First of all ,what a fantastic musical experience!!The guys were on top of their game!!!Seeing Wakeman again was a great thrill!!The first concert I ever saw was Rick in NYC in 1974!!!It was great to see him singing along to RSOG!!!!Chris's amp malfunction was rectified by a blistering WhiteFish!!!We have Heaven into SSOS was a mind blower!!But it had to be the lamest crowd I have ever been a part of in 27 years of attending showws!!!Maybe they were just stunned!!I know I was!!!A note to the guys,next time in Florida play Tampa!!!!We know how to rock with the best band of all time!!!Peace to all!!!
Out here from San Diego for a vacation and took the kids, age 9 and 6, to their 3 and 2nd YESSHOWS respectively (my 67th)
Pretty much a different show and feel than back in Konocti or Shoreline. The band is much tighter than the first few weeks and they really were much more comfortable on stage toghether.
As previous reviews-------NO ROUNDABOUT!!!!!!!
With seeing Steve paly OOALH last year in Amsterdam and now to NOT have Roundabout...........I can say that I have completed my wish list (almost---Sound Chaser--To Be Over)

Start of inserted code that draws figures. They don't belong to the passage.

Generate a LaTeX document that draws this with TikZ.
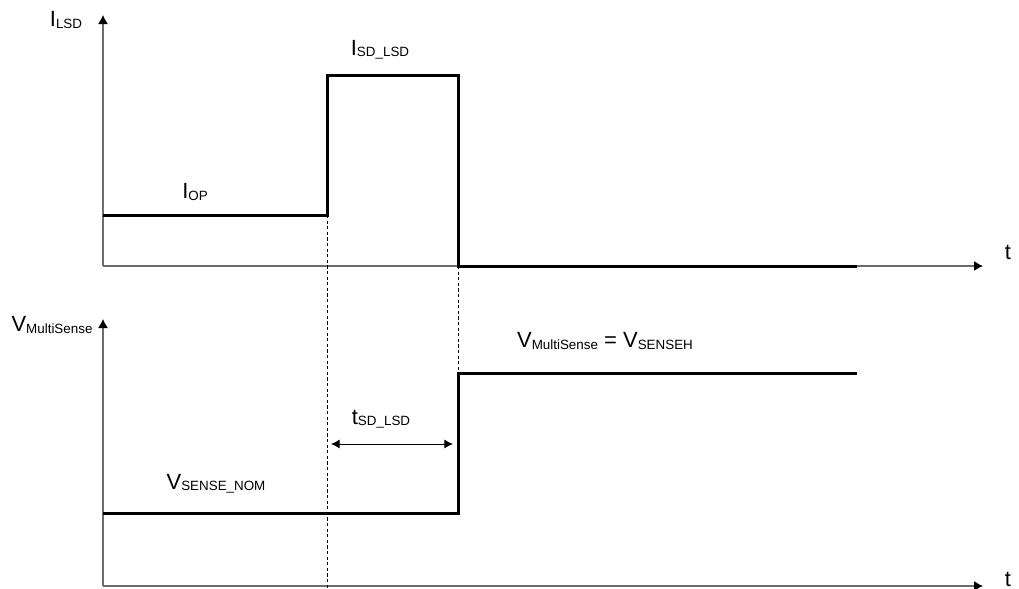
\documentclass[tikz,border=0pt]{standalone}
\usepackage{fontspec}
\setmainfont{Liberation Sans}
\usetikzlibrary{arrows.meta,positioning}
\newcommand{\sig}[2]{#1\raisebox{-0.6pt}{\fontsize{6.7}{7}\selectfont #2}}

\begin{document}
\begin{tikzpicture}[
    x=0.5pt, y=-0.5pt,
    font=\fontsize{11}{13}\selectfont,
    axis/.style={-{Latex[length=4.5pt,width=5pt,color=black]}, draw=gray!85!black, line width=0.55pt},
    wave/.style={line width=1.5pt, line join=miter},
    guide/.style={line width=0.45pt, dash pattern=on 1.6pt off 1.2pt},
    dim/.style={{Latex[length=4.3pt,width=4.5pt]}-{Latex[length=4.3pt,width=4.5pt]}, line width=0.5pt},
    lbl/.style={inner sep=0pt, anchor=center}
]
\useasboundingbox (0,0) rectangle (1019,589);
% axes
\coordinate (o1) at (103,266);
\coordinate (o2) at (103,586);
\coordinate (y1) at (103,15);
\coordinate (y2) at (103,319);
\coordinate (x1) at (983,266);
\coordinate (x2) at (983,586);
\draw[axis] (o1) -- (y1);
\draw[axis] (o1) -- (x1);
\draw[axis] (o2) -- (y2);
\draw[axis] (o2) -- (x2);
% current waveform
\coordinate (iop) at (103,215);
\coordinate (rise) at (327,215);
\coordinate (fall) at (458,266);
\coordinate (iend) at (857,266);
\draw[wave] (iop) -- (rise) -- (327,75) -- (458,75) -- (fall) -- (iend);
% sense waveform
\coordinate (vnom) at (103,513);
\coordinate (step) at (458,513);
\coordinate (vhigh) at (458,373);
\coordinate (vend) at (857,373);
\draw[wave] (vnom) -- (step) -- (vhigh) -- (vend);
% guides
\coordinate (gbot) at (327,589);
\draw[guide] (rise) -- (gbot);
\draw[guide] (fall) -- (vhigh);
\coordinate (dl) at (327,444);
\coordinate (dr) at (458,444);
\draw[dim, shorten <=2pt, shorten >=2.5pt] (dl) -- (dr);
% labels
\node[lbl] (ilsd) at (66,20) {\sig{I}{LSD}};
\node[lbl] (isd) at (380,50) {\sig{I}{SD\_LSD}};
\node[lbl] (iopl) at (195,192) {\sig{I}{OP}};
\node[lbl] (t1) at (1008,252) {t};
\node[lbl] (vms) at (52,325) {\sig{V}{MultiSense}};
\node[lbl] (vsh) at (605,341) {\sig{V}{MultiSense} = \sig{V}{SENSEH}};
\node[lbl] (tsd) at (381,419) {\sig{t}{SD\_LSD}};
\node[lbl] (vsn) at (216,484) {\sig{V}{SENSE\_NOM}};
\node[lbl] (t2) at (1008,579) {t};
\end{tikzpicture}
\end{document}
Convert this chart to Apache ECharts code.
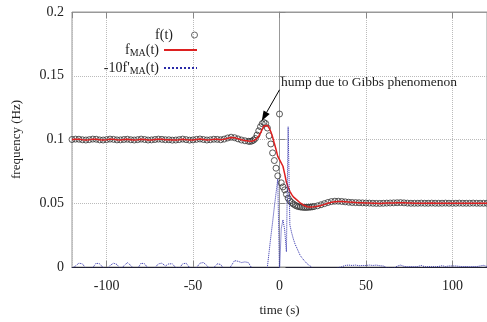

We Have Heaven is just great.
Highlights. 1. Awaken was awesome 2. NO Roundabout 3. Rick's solo is a bit longer and his intro to RSOG is really nice 4. Seeing lots of East coast friends including those who flew in from Puerto Rico and New Hampshire and childhood firends from Miami/Lauderdale and enjoying the music with them 5. Getting 7 more days of vacation to get some fish and lobster in the Keys.
1. Hotter than Hades at the beginning as the humidity was near 95% 2. Chris' amp set up blanked out at the end of Southside of the Sky 3. Jon forgetting the words to HOTS 4. Ampitheater is out in nowhere'svile(I still can't understand comming to outdoor show in FLA in August.......too humid and hot and wet)but they must like it because I've been to the last 3 at the same venue
On to LA and the 2 Vegas INDOOR shows!!!!!!
My 6 year old just ROCKED when they played Magnification as he loves that tune!!!!!